[Dataset extract]
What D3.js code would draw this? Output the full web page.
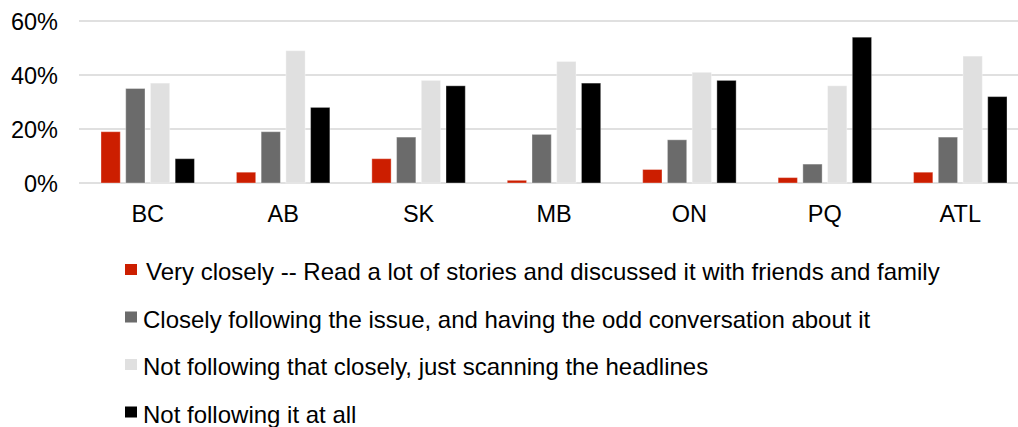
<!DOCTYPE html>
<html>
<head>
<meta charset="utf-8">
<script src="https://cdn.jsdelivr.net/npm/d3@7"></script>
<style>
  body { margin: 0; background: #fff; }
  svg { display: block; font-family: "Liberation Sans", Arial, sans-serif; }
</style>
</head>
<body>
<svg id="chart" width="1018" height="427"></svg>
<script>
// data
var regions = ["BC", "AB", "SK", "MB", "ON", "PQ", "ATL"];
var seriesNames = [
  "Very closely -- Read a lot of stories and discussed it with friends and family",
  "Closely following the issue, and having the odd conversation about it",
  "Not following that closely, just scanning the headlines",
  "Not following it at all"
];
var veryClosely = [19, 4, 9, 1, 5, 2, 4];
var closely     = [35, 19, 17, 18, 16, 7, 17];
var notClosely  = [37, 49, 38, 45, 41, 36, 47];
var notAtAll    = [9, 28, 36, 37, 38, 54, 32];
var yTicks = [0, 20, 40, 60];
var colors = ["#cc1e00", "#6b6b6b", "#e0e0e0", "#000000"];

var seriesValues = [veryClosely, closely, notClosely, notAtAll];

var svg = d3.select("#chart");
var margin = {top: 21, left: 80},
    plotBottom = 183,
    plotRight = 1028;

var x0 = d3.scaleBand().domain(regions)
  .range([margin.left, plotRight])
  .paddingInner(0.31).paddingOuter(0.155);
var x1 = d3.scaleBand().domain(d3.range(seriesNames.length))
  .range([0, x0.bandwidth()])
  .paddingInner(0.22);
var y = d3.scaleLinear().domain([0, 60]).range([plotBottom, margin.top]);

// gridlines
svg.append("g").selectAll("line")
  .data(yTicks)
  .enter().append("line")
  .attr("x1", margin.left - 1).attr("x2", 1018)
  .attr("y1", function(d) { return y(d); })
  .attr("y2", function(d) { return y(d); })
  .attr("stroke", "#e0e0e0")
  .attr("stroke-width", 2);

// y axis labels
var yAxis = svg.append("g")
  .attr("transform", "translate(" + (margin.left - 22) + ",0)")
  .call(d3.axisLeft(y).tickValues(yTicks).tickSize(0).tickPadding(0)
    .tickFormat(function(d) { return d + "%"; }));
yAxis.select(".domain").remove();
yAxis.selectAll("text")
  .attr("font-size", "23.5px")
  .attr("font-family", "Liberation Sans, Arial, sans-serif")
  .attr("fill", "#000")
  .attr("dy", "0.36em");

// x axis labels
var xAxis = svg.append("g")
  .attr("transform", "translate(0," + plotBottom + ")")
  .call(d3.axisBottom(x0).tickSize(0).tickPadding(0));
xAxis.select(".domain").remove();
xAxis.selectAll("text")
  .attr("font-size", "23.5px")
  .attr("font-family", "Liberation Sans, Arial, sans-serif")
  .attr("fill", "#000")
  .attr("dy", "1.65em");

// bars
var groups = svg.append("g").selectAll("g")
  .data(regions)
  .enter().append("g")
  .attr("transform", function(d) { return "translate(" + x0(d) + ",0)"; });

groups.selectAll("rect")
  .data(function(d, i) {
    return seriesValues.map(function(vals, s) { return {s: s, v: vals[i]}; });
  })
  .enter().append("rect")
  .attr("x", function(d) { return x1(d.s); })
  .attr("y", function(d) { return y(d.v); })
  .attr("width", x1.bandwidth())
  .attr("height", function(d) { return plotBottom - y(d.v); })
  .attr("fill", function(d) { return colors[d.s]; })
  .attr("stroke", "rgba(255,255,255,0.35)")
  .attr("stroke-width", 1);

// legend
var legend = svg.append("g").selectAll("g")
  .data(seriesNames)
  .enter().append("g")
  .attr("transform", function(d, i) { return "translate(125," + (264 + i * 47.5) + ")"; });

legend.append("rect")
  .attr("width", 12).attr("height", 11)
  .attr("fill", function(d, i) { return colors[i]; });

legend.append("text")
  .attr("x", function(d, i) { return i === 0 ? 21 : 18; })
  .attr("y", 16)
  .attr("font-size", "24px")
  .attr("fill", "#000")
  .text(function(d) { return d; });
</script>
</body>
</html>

[Objective] Output a faithful copy of the data, with each picture left out.

[Worked solution]
What D3.js code would draw this? Output the full web page.
<!DOCTYPE html>
<html>
<head>
<meta charset="utf-8">
<script src="https://cdn.jsdelivr.net/npm/d3@7"></script>
<style>
  body { margin: 0; background: #fff; }
  svg { display: block; font-family: "Liberation Sans", Arial, sans-serif; }
</style>
</head>
<body>
<svg id="chart" width="1018" height="427"></svg>
<script>
// data
var regions = ["BC", "AB", "SK", "MB", "ON", "PQ", "ATL"];
var seriesNames = [
  "Very closely -- Read a lot of stories and discussed it with friends and family",
  "Closely following the issue, and having the odd conversation about it",
  "Not following that closely, just scanning the headlines",
  "Not following it at all"
];
var veryClosely = [19, 4, 9, 1, 5, 2, 4];
var closely     = [35, 19, 17, 18, 16, 7, 17];
var notClosely  = [37, 49, 38, 45, 41, 36, 47];
var notAtAll    = [9, 28, 36, 37, 38, 54, 32];
var yTicks = [0, 20, 40, 60];
var colors = ["#cc1e00", "#6b6b6b", "#e0e0e0", "#000000"];

var seriesValues = [veryClosely, closely, notClosely, notAtAll];

var svg = d3.select("#chart");
var margin = {top: 21, left: 80},
    plotBottom = 183,
    plotRight = 1028;

var x0 = d3.scaleBand().domain(regions)
  .range([margin.left, plotRight])
  .paddingInner(0.31).paddingOuter(0.155);
var x1 = d3.scaleBand().domain(d3.range(seriesNames.length))
  .range([0, x0.bandwidth()])
  .paddingInner(0.22);
var y = d3.scaleLinear().domain([0, 60]).range([plotBottom, margin.top]);

// gridlines
svg.append("g").selectAll("line")
  .data(yTicks)
  .enter().append("line")
  .attr("x1", margin.left - 1).attr("x2", 1018)
  .attr("y1", function(d) { return y(d); })
  .attr("y2", function(d) { return y(d); })
  .attr("stroke", "#e0e0e0")
  .attr("stroke-width", 2);

// y axis labels
var yAxis = svg.append("g")
  .attr("transform", "translate(" + (margin.left - 22) + ",0)")
  .call(d3.axisLeft(y).tickValues(yTicks).tickSize(0).tickPadding(0)
    .tickFormat(function(d) { return d + "%"; }));
yAxis.select(".domain").remove();
yAxis.selectAll("text")
  .attr("font-size", "23.5px")
  .attr("font-family", "Liberation Sans, Arial, sans-serif")
  .attr("fill", "#000")
  .attr("dy", "0.36em");

// x axis labels
var xAxis = svg.append("g")
  .attr("transform", "translate(0," + plotBottom + ")")
  .call(d3.axisBottom(x0).tickSize(0).tickPadding(0));
xAxis.select(".domain").remove();
xAxis.selectAll("text")
  .attr("font-size", "23.5px")
  .attr("font-family", "Liberation Sans, Arial, sans-serif")
  .attr("fill", "#000")
  .attr("dy", "1.65em");

// bars
var groups = svg.append("g").selectAll("g")
  .data(regions)
  .enter().append("g")
  .attr("transform", function(d) { return "translate(" + x0(d) + ",0)"; });

groups.selectAll("rect")
  .data(function(d, i) {
    return seriesValues.map(function(vals, s) { return {s: s, v: vals[i]}; });
  })
  .enter().append("rect")
  .attr("x", function(d) { return x1(d.s); })
  .attr("y", function(d) { return y(d.v); })
  .attr("width", x1.bandwidth())
  .attr("height", function(d) { return plotBottom - y(d.v); })
  .attr("fill", function(d) { return colors[d.s]; })
  .attr("stroke", "rgba(255,255,255,0.35)")
  .attr("stroke-width", 1);

// legend
var legend = svg.append("g").selectAll("g")
  .data(seriesNames)
  .enter().append("g")
  .attr("transform", function(d, i) { return "translate(125," + (264 + i * 47.5) + ")"; });

legend.append("rect")
  .attr("width", 12).attr("height", 11)
  .attr("fill", function(d, i) { return colors[i]; });

legend.append("text")
  .attr("x", function(d, i) { return i === 0 ? 21 : 18; })
  .attr("y", 16)
  .attr("font-size", "24px")
  .attr("fill", "#000")
  .text(function(d) { return d; });
</script>
</body>
</html>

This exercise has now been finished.